Oberhausen/Münster. Urbane Landwirtschaft ist im Kommen. Was in Megacities schon genutzt wird, kann auch in NRW bald Realität werden. Die Stadt Münster interessiert sich für Gewächshäuser auf Flachdächern. “Infarming“ nennt das Fraunhofer Institut Oberhausen diese Form des Ackerbaus.

Der Landwirt der Zukunft sollte schwindelfrei sein. Zumindest wenn das Projekt des Fraunhofer Instituts aus Oberhausen Wirklichkeit wird. Zum Ernten von Salat, Kohlrabi, Bohnen und Co. steigt er dann nämlich aufs Dach. „Infarming“ nennt das Fraunhofer Institut das: Landwirtschaft auf den Dächern Nordrhein-Westfalens. Was sich wie eine ferne Zukunftsvision anhört, ist so abwegig gar nicht. Die Stadt Münster zumindest beschäftigt sich bereits ganz konkret mit dem Salat, der aus der Höhe kommt. Die Verwaltung prüft nun, ob es möglich ist, die Dächer der Stadt mit Gewächshäusern zu bestücken.

Simone Wendland ist ganz fasziniert von der Idee, Münsters Flachdächer in Ackerland zu verwandeln. „Die Erwartungen der Menschen an Lebensmittel sind gestiegen“, sagt die stellvertretende Fraktionsvorsitzende der CDU Münster. Auf deren Antrag hin prüft nun die Stadt gemeinsam mit dem Fraunhofer Institut, ob das „Infarming“ in Münster möglich ist.

Konkurrenz um Raum

Denn ausgerechnet in der ländlich geprägten Stadt werden die Ackerflächen knapp. „Wir würden gern die Flächen ausweiten, doch viele sind schon versiegelt“, sagt Simone Wendland. Der Münsteraner Landwirt Heinz-Georg Buddenbäumer (CDU) gibt ihr Recht: „Die Knappheit der Flächen insgesamt ist schon gravierend.“ Wenn’s in der Horizontalen also eng wird, muss man vertikal denken.

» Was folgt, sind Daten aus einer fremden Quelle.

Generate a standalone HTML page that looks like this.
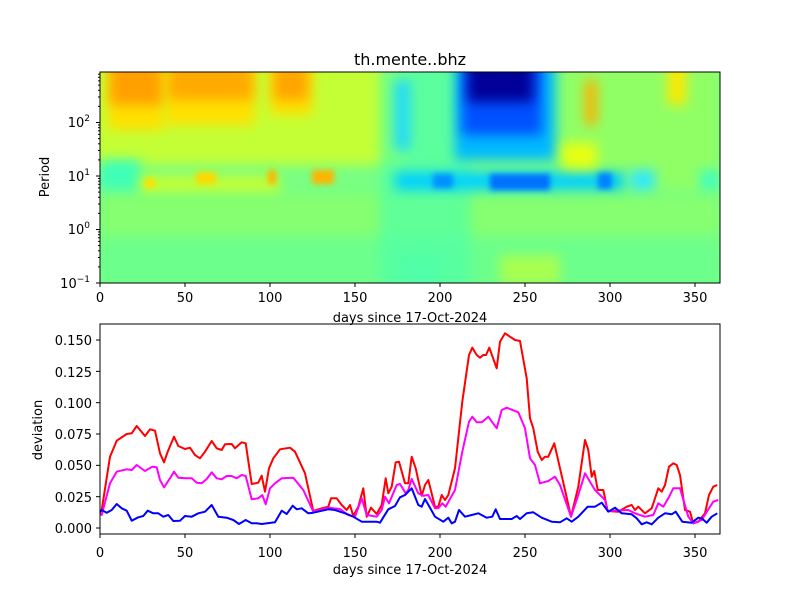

Die Idee, Flachdächer für den Gemüsebau zu nutzen, stammt aus den USA. In New York zum Beispiel gibt es bereits solche Stadtfarmen. Gerade für Megacities wie in Asien oder Südamerika sind solche Konzepte in aller Munde. „In den nächsten Jahren wird die Weltbevölkerung weiter zunehmen und damit die Konkurrenz um Raum zum Leben und Raum für den Ackerbau“, nennt Volkmar Keuter , „Infarming“-Projektleiter beim Fraunhofer Institut in Oberhausen, eine Motivation für das Vorhaben.

Einige Supermärkte interessieren sich bereits für das Konzept, so eine Institutssprecherin. Für die Händler ist das „Infarming“ besonders interessant: Sie könnten auf dem Dach das Gemüse anpflanzen, was sie schließlich unten im Markt verkaufen. „Die Lebensmittel könnten so preiswert angeboten werden, weil man Transportkosten spart“, sagt Simone Wendland.

Abwärme der Computer nutzen

Positiver Nebeneffekt: Weniger Transport bedeutet weniger CO2-Ausstoß. Zudem ließe sich für das Gewächshaus auf dem Dach die Energie des Gebäudes nutzen. Laut Projektleiter Keuter könnte die Wärme, die Computer in Büros erzeugen, in das Gewächshaus geleitet werden. So sind Salat und Sellerie im Winter vor der Kälte geschützt. Und auch das Grauwasser des Gebäudes – gering verschmutztes, fäkalienfreies Abwasser – könnte zur Bewässerung der Pflanzen genutzt werden. „Ich denke, dass die Zeit reif ist, Synergien zwischen Gebäuden und Landwirtschaft zu schaffen“, sagt Diplom-Ingenieur Keuter.

Die Münsteraner Ratsfrau Wendland sieht noch einen Vorteil: „Neue Großprojekte, neue Bebauungen stoßen bei der Bevölkerung oft nicht auf Begeisterung. Durch das „Infarming“ könnte sich die Akzeptanz bei den Bürgern steigern lassen.“

Prinzipiell eignet sich jedes Flachdach eines Nicht-Wohngebäudes. Die Dachfläche muss laut Keuter geschlossen, der Zugang gewährt sein. Damit allerdings konkurriert „Infarming“ bei den Flächen mit der Solarbranche.